Another means for preventing shorting between the X and Y conductor strips 12-16 and 20-24 is available for use with a substrate 10 having a finite radius of curvature. By selecting membrance 11's radius of curvature smaller than substrate 10's (for membranes mounted on substrate 10's convex side, of course), as shown in FIG. 2, the natural resiliency of membrane 11 and its arched shape supports X strips 12-16 in spaced relationship with Y strips 20-24 and prevents their shorting absent external pressure.

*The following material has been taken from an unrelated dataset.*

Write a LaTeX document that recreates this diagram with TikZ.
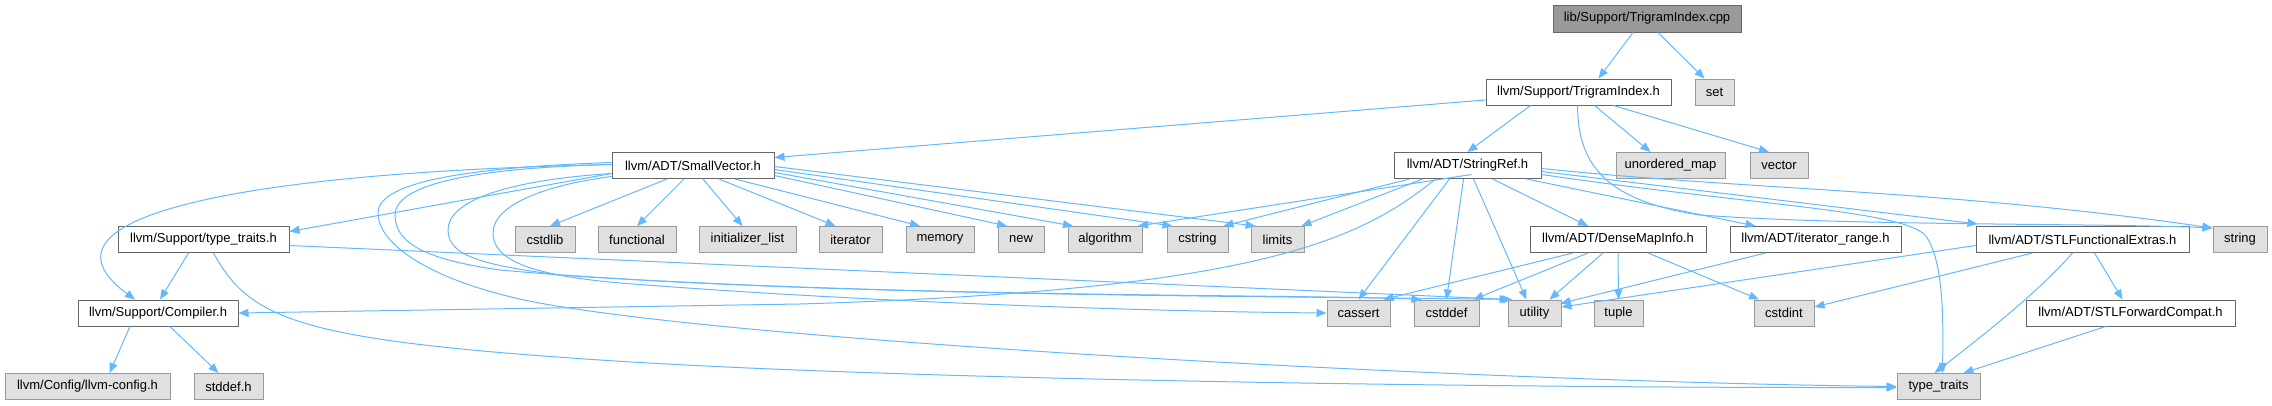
\documentclass[tikz,border=0pt]{standalone}
\usepackage{fontspec}
\setmainfont{Liberation Sans}
\usetikzlibrary{arrows.meta}
\definecolor{edgeblue}{HTML}{63B8FF}
\definecolor{gfill}{HTML}{E0E0E0}
\definecolor{gline}{HTML}{999999}
\definecolor{wline}{HTML}{666666}
\definecolor{rootfill}{HTML}{999999}
\tikzset{
  base/.style={minimum height=26pt, inner sep=0pt, line width=1pt, font=\fontsize{13}{15}\selectfont},
  wbox/.style={base, draw=wline, fill=white},
  gbox/.style={base, draw=gline, fill=gfill},
  rbox/.style={base, draw=wline, fill=rootfill},
  e/.style={draw=edgeblue, line width=1pt, -{Triangle[length=10pt,width=8pt]}},
}
\begin{document}
\begin{tikzpicture}[x=1pt,y=1pt]
\useasboundingbox (0,0) rectangle (2272,-405);
% row 0
\node[rbox, minimum width=188pt, minimum height=27pt] (cpp) at (1647,-18.5) {lib/Support/TrigramIndex.cpp};
% row 1
\node[wbox, minimum width=185pt] (tih) at (1578.5,-92) {llvm/Support/TrigramIndex.h};
\node[gbox, minimum width=39pt] (set) at (1714.5,-92) {set};
% row 2
\node[wbox, minimum width=162pt] (sv) at (693,-165.5) {llvm/ADT/SmallVector.h};
\node[wbox, minimum width=147pt] (sr) at (1467.5,-165.5) {llvm/ADT/StringRef.h};
\node[gbox, minimum width=109pt] (umap) at (1670.5,-165.5) {unordered\_map};
\node[gbox, minimum width=58pt] (vec) at (1779,-165.5) {vector};
% row 3
\node[wbox, minimum width=171pt] (stt) at (203.5,-239.5) {llvm/Support/type\_traits.h};
\node[gbox, minimum width=60pt] (cstdlib) at (545,-239.5) {cstdlib};
\node[gbox, minimum width=78pt] (functional) at (637,-239.5) {functional};
\node[gbox, minimum width=97pt] (initlist) at (747.5,-239.5) {initializer\_list};
\node[gbox, minimum width=63pt] (iterator) at (850.5,-239.5) {iterator};
\node[gbox, minimum width=68pt] (memory) at (940,-239.5) {memory};
\node[gbox, minimum width=46pt] (new) at (1021,-239.5) {new};
\node[gbox, minimum width=74pt] (algorithm) at (1105,-239.5) {algorithm};
\node[gbox, minimum width=61pt] (cstring) at (1197.5,-239.5) {cstring};
\node[gbox, minimum width=53pt] (limits) at (1277.5,-239.5) {limits};
\node[wbox, minimum width=176pt] (dmi) at (1618,-239.5) {llvm/ADT/DenseMapInfo.h};
\node[wbox, minimum width=171pt] (itr) at (1815.5,-239.5) {llvm/ADT/iterator\_range.h};
\node[wbox, minimum width=213pt] (sfe) at (2082.5,-239.5) {llvm/ADT/STLFunctionalExtras.h};
\node[gbox, minimum width=54pt] (string) at (2240,-239.5) {string};
% row 4
\node[wbox, minimum width=160pt] (comp) at (158,-313) {llvm/Support/Compiler.h};
\node[gbox, minimum width=63pt] (cassert) at (1358.5,-313) {cassert};
\node[gbox, minimum width=65pt] (cstddef) at (1446.5,-313) {cstddef};
\node[gbox, minimum width=53pt] (utility) at (1534.5,-313) {utility};
\node[gbox, minimum width=49pt] (tuple) at (1618.5,-313) {tuple};
\node[gbox, minimum width=60pt] (cstdint) at (1784,-313) {cstdint};
\node[wbox, minimum width=209pt] (sfc) at (2130.5,-313) {llvm/ADT/STLForwardCompat.h};
% row 5
\node[gbox, minimum width=165pt] (cfg) at (87.5,-386.5) {llvm/Config/llvm-config.h};
\node[gbox, minimum width=69pt] (stddef) at (228.5,-386.5) {stddef.h};
\node[gbox, minimum width=83pt] (tt) at (1938.5,-386.5) {type\_traits};

% edges from cpp
\draw[e] ([xshift=-14pt]cpp.south) -- ([xshift=20pt]tih.north);
\draw[e] ([xshift=11pt]cpp.south) -- ([xshift=-10pt]set.north);
% edges from tih
\draw[e] ([yshift=-8pt]tih.west) -- ([yshift=8pt]sv.east);
\draw[e] ([xshift=-48pt]tih.south) -- ([xshift=0pt]sr.north);
\draw[e] ([xshift=16pt]tih.south) -- ([xshift=-20pt]umap.north);
\draw[e] ([xshift=35pt]tih.south) -- ([xshift=-10pt]vec.north);
\draw[e] ([xshift=-1pt]tih.south) .. controls (1578,-160) and (1600,-200) .. (1700,-215) .. controls (1850,-226) and (2100,-223) .. ([yshift=-2pt]string.north west);
% edges from sv
\draw[e] ([yshift=-8pt]sv.west) -- ([yshift=8pt]stt.east);
\draw[e] ([yshift=1pt]sv.west) .. controls (250,-172) and (20,-215) .. ([xshift=-23pt]comp.north);
\draw[e] ([xshift=-26pt]sv.south) -- ([xshift=5pt]cstdlib.north);
\draw[e] ([xshift=-9pt]sv.south) -- (functional.north);
\draw[e] ([xshift=10pt]sv.south) -- ([xshift=-5pt]initlist.north);
\draw[e] ([xshift=26pt]sv.south) -- ([xshift=-15pt]iterator.north);
\draw[e] ([xshift=42pt]sv.south) -- ([xshift=-20pt]memory.north);
\draw[e] ([yshift=-10pt]sv.east) -- ([xshift=-14pt]new.north);
\draw[e] ([yshift=-7pt]sv.east) -- ([xshift=-32pt]algorithm.north);
\draw[e] ([yshift=-4pt]sv.east) -- ([xshift=-25pt]cstring.north);
\draw[e] ([yshift=-1pt]sv.east) -- ([xshift=-22pt]limits.north);
% loops
\draw[e] ([yshift=3pt]sv.west) .. controls (450,-168) and (378,-185) .. (378,-213) .. controls (378,-250) and (450,-290) .. (563,-307) .. controls (800,-345) and (1500,-382) .. (tt.west);
\draw[e] ([yshift=1pt]sv.west) .. controls (470,-168) and (395,-185) .. (395,-215) .. controls (395,-245) and (430,-260) .. (500,-270) .. controls (800,-297) and (1300,-296) .. ([xshift=-22pt]utility.north);
\draw[e] ([yshift=-8pt]sv.west) .. controls (510,-180) and (448,-200) .. (448,-230) .. controls (448,-255) and (480,-265) .. (560,-275) .. controls (900,-298) and (1300,-294) .. ([xshift=-25pt]cstddef.north);
\draw[e] ([yshift=-11pt]sv.west) .. controls (545,-185) and (493,-205) .. (493,-233) .. controls (493,-260) and (530,-275) .. (620,-283) .. controls (900,-305) and (1200,-312) .. (cassert.west);
% edges from sr
\draw[e] ([xshift=-70pt,yshift=-9pt]sr.east) -- ([xshift=33pt]algorithm.north);
\draw[e] ([xshift=-58pt]sr.south) -- ([xshift=26pt]cstring.north);
\draw[e] ([xshift=-45pt]sr.south) -- ([xshift=24pt]limits.north);
\draw[e] ([xshift=-32pt]sr.south) .. controls (1360,-240) and (1260,-290) .. (800,-304) -- (comp.east);
\draw[e] ([xshift=-18pt]sr.south) -- (cassert.north);
\draw[e] ([xshift=-4pt]sr.south) -- ([xshift=0pt]cstddef.north);
\draw[e] ([xshift=6pt]sr.south) -- ([xshift=-8pt]utility.north);
\draw[e] ([xshift=25pt]sr.south) -- ([xshift=-30pt]dmi.north);
\draw[e] ([xshift=-15pt]sr.south east) -- ([xshift=-60pt]itr.north);
\draw[e] ([yshift=-6pt]sr.east) -- ([xshift=-105pt,yshift=2pt]sfe.north);
\draw[e] ([yshift=-3pt]sr.east) .. controls (1750,-190) and (1950,-190) .. ([yshift=-2pt]string.north west);
\draw[e] ([yshift=-9pt]sr.east) .. controls (1750,-205) and (1900,-210) .. (1925,-235) .. controls (1945,-260) and (1943,-330) .. ([xshift=4pt]tt.north);
% edges from stt
\draw[e] ([xshift=-15pt]stt.south) -- ([xshift=2pt]comp.north);
\draw[e] ([yshift=-6pt]stt.east) -- ([xshift=-25pt]utility.north);
\draw[e] ([xshift=10pt]stt.south) .. controls (250,-320) and (300,-340) .. (600,-360) .. controls (900,-380) and (1500,-388) .. ([yshift=-1pt]tt.west);
% edges from comp
\draw[e] ([xshift=-28pt]comp.south) -- ([xshift=22pt]cfg.north);
\draw[e] ([xshift=12pt]comp.south) -- ([xshift=-10pt]stddef.north);
% edges from dmi
\draw[e] ([xshift=-45pt]dmi.south) -- ([xshift=25pt]cassert.north);
\draw[e] ([xshift=-30pt]dmi.south) -- ([xshift=27pt]cstddef.north);
\draw[e] ([xshift=-15pt]dmi.south) -- ([xshift=15pt]utility.north);
\draw[e] ([xshift=0pt]dmi.south) -- (tuple.north);
\draw[e] ([xshift=30pt]dmi.south) -- ([xshift=-25pt]cstdint.north);
% others
\draw[e] ([xshift=-50pt]itr.south) -- ([xshift=26pt,yshift=-4pt]utility.north);
\draw[e] ([yshift=-6pt]sfe.west) -- ([yshift=6pt]utility.east);
\draw[e] ([xshift=-50pt]sfe.south) -- ([yshift=6pt]cstdint.east);
\draw[e] ([xshift=-10pt]sfe.south) .. controls (2040,-290) and (1990,-330) .. ([xshift=-4pt]tt.north);
\draw[e] ([xshift=12pt]sfe.south) -- ([xshift=-8pt]sfc.north);
\draw[e] ([xshift=-25pt]sfc.south) -- ([xshift=25pt]tt.north);
\end{tikzpicture}
\end{document}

Although a wide variety of radii of curvature will undoubtedly work, it is known that a substrate of 25 in. (63.5 cm.) radius of curvature and a 0.003 in. (0.00762 cm.) thick polyester membrane molded with a form having a 22 in. (56 cm.) radius of curvature are satisfactory. As shown in FIGS. 1 and 2, it is desirable with this anti-short means, to bond the periphery of membrane 11 to substrate 10 outside Y strips 20-24 to increase the clearance between the peripheral X and Y strip, areas. Spacer 53 may also be used for this purpose. It is likely, although not confirmed, that use of membrane 11's natural resiliency and curvature to provide the necessary anti-short spacing between X and Y strips requires a greater difference in radii of curvature for substrate 10 and membrane 11 than do the previously mentioned anti-short means. Thus, while a 3 in. (7.6 cm.) smaller radius works with a 25 in (63.5 cm.) substrate radius in all three cases, a 1 in. (2.54 cm.) difference or less may well be satisfactory when grid 45 or piezoresistant coating 51 is used.
During the manufacture of this apparatus, it is important that the surfaces of strips 20-24 and 12-16 be relatively free of dust and other foreign matter during attachment of membrane 11 to substrate 10. However, the relatively wide contact areas between crossing strips does tolerate a small amount of such foreign matter, particularly as long as the foreign matter is non-conductive.